Hola! Where have I been this whole time? I was in Cuba people, in Cuba!! I had the time of my life there, met nice people, ate nice food (OK, some of them weren’t so nice), and listened to nice music. In fact, I was so pleased with this “happy country” that after two days, I started to make plans about moving there. Seriously.I didn’t really plan this vacation, but when my aunt said “Hey, I’m going to Cuba, do you wanna come?” (she’s a serious traveler, by the way), I had to go. And that was a clever decision.

Cuba can be only 100 kilometers away from Key West, Florida, but it doesn’t even have internet access, and some other so-called “necessary” things. So, before the vacation I was a little freaked out. Also, the 10-hour flight (and 5+3 hours more, to get to Paris) was not very pleasant at all. But by the time we stepped into our old, historical hotel and saw the four Cuban guys playing and singing together, I changed my mind. Staying at 60 year-old hotels, where even the curtains were also 60 years old; or eating rice-potato-fish trio everyday wasn’t so important anymore. I was stunned by the music, stunned by the happy people, who don’t have iPhones or even extra soap to clean, but who are happy, because they don’t have anything to lose. They don’t have such passions to make more money, because everybody gets the same money. No, I’m not a communist, but what I saw there was different than what we read about Cuba.
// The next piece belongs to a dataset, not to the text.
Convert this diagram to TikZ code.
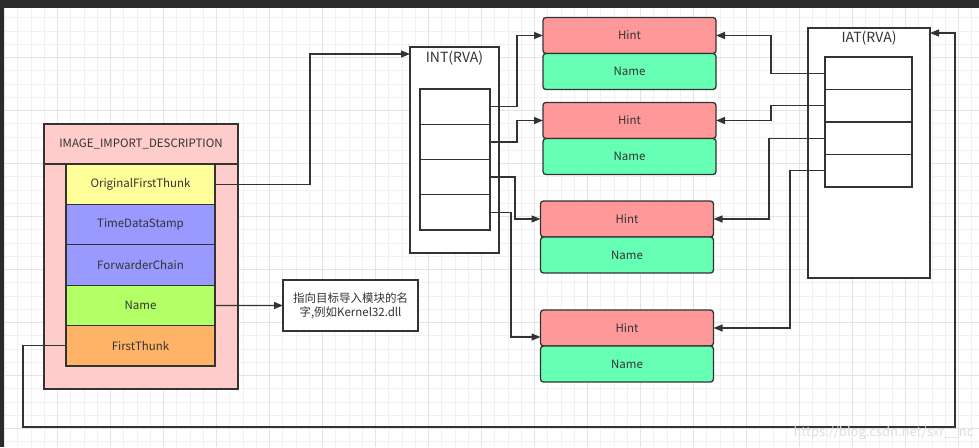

Yes, they may be poor, but that depends on how you define “poverty”. The government ensures that they get their basic needs, and such needs are free. Also, healthcare and education system in Cuba are better than in many of the countries. Interesting..

Most of the people in our group didn’t like Cuban food that much. At first, I also felt the same. That’s because they don’t use spices or sauces in their food. And coming from a culinary culture, where using too much spice is like an obligation, the food tasted “boring” to us. But after few days, we got used to it. But for me, the problem was not with spices, but with variety. I don’t know if it’s about how they understand as “tourist food”, but in everywhere we ate and drank the same combination of things: fish(or lobster), rice, potato puree, ground beef with peas, rice pudding, pineapple, papaya, guava, moijto and pina colada. Not that I didn’t like them, I actually liked those high-carbohydrated food; but I was expecting to eat more variety of fruits. I think we were in the wrong season, because I saw a lot of mango trees, but I couldn’t eat it anywhere. Also, the pineapples were raw and not pleasant to eat. So, although I didn’t like papaya, I had to eat it, and after a week I found myself saying “Oh, they don’t have papaya here, what a shame!”.

There are a lot more things to say about Cuba. Actually, I can talk 5 hours non-stop about this trip, but I’m going to cut short. I’m writing this post, because I bought 3 old books about Cuban cuisine from the street sellers there, and even though it’s written in Spanish, I’m hoping to try some recipes. We have Google Translate, right? I also bought a book, which I suppose, belonged to an American who lived in Cuba before the revolution. It has 1300 recipes, and I liked the “pocket cookbook” idea. I’m also going to test the recipes, and see if they are really old-fashioned and grandma-style.

Also, the new year post will be coming soon! For now, hasta la vista!